Solar Energy Conversion


Feedsee Energy : Solar Energy Conversion : Next generation techniques

Artificial photosynthesis is a process that mimics natural photosynthesis – the process plants use to convert sunlight, water, and carbon dioxide into carbohydrates and oxygen. The goal of artificial photosynthesis is to produce a sustainable source of clean energy, typically in the form of hydrogen or other fuels, or to sequester carbon dioxide.

Solar energy can reduce greenhouse gases and provide increased energy efficiency, says a scientist at Argonne National Laboratory. When fossil fuel is turned into useful energy through combustion, it often produces environmental pollutants that are harmful to human health and greenhouse gases that threaten the global climate. In contrast, solar resources have a benign effect on the environment and climate, making it an appealing alternative energy source. Argonne is creating next-generation nanostructured solar cells using sophisticated atomic layer deposition techniques that replace expensive silicon with inexpensive titanium dioxide and chemical dyes.

Its artificial photosynthesis program imitates nature using simple chemical components to convert sunlight, water and carbon dioxide directly into fuels like hydrogen, methane and ethanol. Its program on thermoelectric materials takes heat from the sun and converts it directly to electricity. In future, for electricity, important research developments lie in the development of new materials for solar cells, including organics, thin films, dyes, and shuttle ions, and in understanding the dynamics of charge transfer across nanostructured interfaces.

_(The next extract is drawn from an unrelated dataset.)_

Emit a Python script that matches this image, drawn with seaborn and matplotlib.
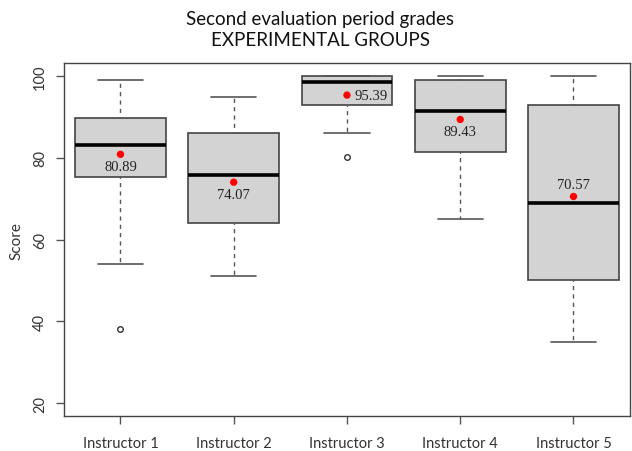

For fuel, solar photons can be converted into chemical fuel more resourcefully by breeding or genetically engineering designer plants, connecting natural photosynthetic pathways in novel configurations and using artificial bio-inspired nanoscale systems. For heat, controlling the size, density and distribution of nanodot inclusions during bulk synthesis could enhance thermoelectric performance and achieve more reliable electricity production from the sun's heat.

There are two main approaches to artificial photosynthesis:

  1. Photocatalytic Water Splitting: This process mimics the natural photosynthesis' light reactions, where water molecules are split into hydrogen and oxygen using sunlight. The hydrogen can then be used as a clean fuel. Typically, this process uses a photocatalyst (often a type of semiconductor) that absorbs sunlight and facilitates the water-splitting reaction.
  2. Carbon Dioxide Reduction: This process mimics the dark reactions of natural photosynthesis, where carbon dioxide is converted into carbohydrates. In the artificial version, the goal is to reduce carbon dioxide into a useful fuel, such as methane or methanol. This not only provides a potential renewable fuel source, but also could help reduce carbon dioxide levels in the atmosphere, assisting in climate change mitigation efforts.